# Mcc during lightnng



## tjb (Feb 12, 2014)

Whichever answer is the correct one, still sounds like fun! Video or it didn’t happen!


----------



## Wirenuting (Sep 12, 2010)

I stand clear of gear during lighting storms. 
Saw one MCC blow a bucket years ago. 
Also heard one of our older indoor 4160 transformers sing out LOUD when lighting hit a substation 10 miles away. Seconds later power dropped out. 

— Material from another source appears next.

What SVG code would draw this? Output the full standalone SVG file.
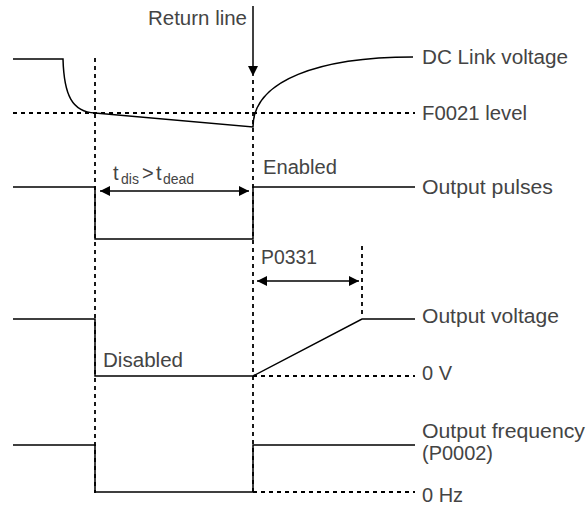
<svg xmlns="http://www.w3.org/2000/svg" width="586" height="506" viewBox="0 0 586 506">
<style>
.s{fill:none;stroke:#000;stroke-width:1.5}
.d{fill:none;stroke:#000;stroke-width:1.8;stroke-dasharray:4 4}
.t{font-family:"Liberation Sans",Arial,sans-serif;font-size:20px;fill:#444}
.sub{font-size:14px}
</style>
<defs>
<marker id="ah" viewBox="0 0 10 10" refX="10" refY="5" markerWidth="11" markerHeight="10" markerUnits="userSpaceOnUse" orient="auto-start-reverse">
<path d="M0,0 L10,5 L0,10 z" fill="#000"/>
</marker>
</defs>
<rect width="586" height="506" fill="#fff"/>
<g id="guides">
<line class="d" x1="95" y1="58" x2="95" y2="493"/>
<line class="d" x1="253" y1="80" x2="253" y2="493"/>
<line class="d" x1="362" y1="246" x2="362" y2="318"/>
<line class="d" x1="13" y1="113" x2="415" y2="113"/>
<line class="d" x1="253" y1="376" x2="415" y2="376"/>
<line class="d" x1="253" y1="492" x2="415" y2="492"/>
</g>
<g id="dc-link">
<path class="s" d="M13,59 H63 C64,95 72,112 95,113 L253,127 C253,80 320,57 413,57"/>
</g>
<g id="output-pulses">
<path class="s" d="M13,187 H95 V239 H253 V187 H415"/>
</g>
<g id="output-voltage">
<path class="s" d="M13,319 H95 V376 H253 L362,319 H415"/>
</g>
<g id="output-frequency">
<path class="s" d="M13,445 H95 V492 H253 V445 H415"/>
</g>
<g id="connectors">
<line class="s" x1="253" y1="6" x2="253" y2="76" marker-end="url(#ah)"/>
<line class="s" x1="100" y1="191" x2="249" y2="191" marker-start="url(#ah)" marker-end="url(#ah)"/>
<line class="s" x1="257" y1="281" x2="359" y2="281" marker-start="url(#ah)" marker-end="url(#ah)"/>
</g>
<g id="labels">
<text class="t" x="148" y="25" textLength="99" lengthAdjust="spacingAndGlyphs">Return line</text>
<text class="t" x="422" y="64" textLength="146" lengthAdjust="spacingAndGlyphs">DC Link voltage</text>
<text class="t" x="422" y="120" textLength="105" lengthAdjust="spacingAndGlyphs">F0021 level</text>
<text class="t" x="113" y="180"><tspan>t</tspan><tspan class="sub" x="121" y="184">dis</tspan><tspan x="142" y="180">&gt;</tspan><tspan x="156" y="180">t</tspan><tspan class="sub" x="163" y="184">dead</tspan></text>
<text class="t" x="263" y="174" textLength="74" lengthAdjust="spacingAndGlyphs">Enabled</text>
<text class="t" x="422" y="194" textLength="131" lengthAdjust="spacingAndGlyphs">Output pulses</text>
<text class="t" x="261" y="264" textLength="56" lengthAdjust="spacingAndGlyphs">P0331</text>
<text class="t" x="422" y="323" textLength="137" lengthAdjust="spacingAndGlyphs">Output voltage</text>
<text class="t" x="103" y="367" textLength="80" lengthAdjust="spacingAndGlyphs">Disabled</text>
<text class="t" x="422" y="380">0 V</text>
<text class="t" x="422" y="438" textLength="163" lengthAdjust="spacingAndGlyphs">Output frequency</text>
<text class="t" x="422" y="460" textLength="71" lengthAdjust="spacingAndGlyphs">(P0002)</text>
<text class="t" x="422" y="502">0 Hz</text>
</g>
</svg>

Remember, when lighting hits, it takes all paths to ground. Thank goodness for well bonded systems, right.


----------



## MikeFL (Apr 16, 2016)

Seen good shocks from video games, dishwashers, etc. 
Stay away from metal or anything connected to metal.


----------



## MDShunk (Jan 7, 2007)

Couple of random thoughts- Lightning follows no rules. It does whatever the heck if wants to do. -and- When it's your day, it's your day. I don't tempt fate, but I don't think fear of the boogie man is a good way to run your life. 

Probably most of us have seen all manner of random electrical blowups from lightning. Some quite dramatic. If I let it wear on me, I'd never go near anything that operates on electricity during a storm.


----------



## gpop (May 14, 2018)

We missed one of the strikes on a field pump. The pond started to fill up so the boss went to check the pump station. 

The guts of the digital meter are laying a few feet from the pole and the meter base is toast. Hopefully the transformers are ok especially as there only 2 weeks old. I dont think the meter can be saved..:sad:


----------



## gpop (May 14, 2018)

tjb said:


> Whichever answer is the correct one, still sounds like fun! Video or it didn’t happen!


no video but i have a picture


----------



## MDShunk (Jan 7, 2007)

A tub of Simple Green wipes and a Mr Clean Magic Eraser and that'll be good as new. :wink:


----------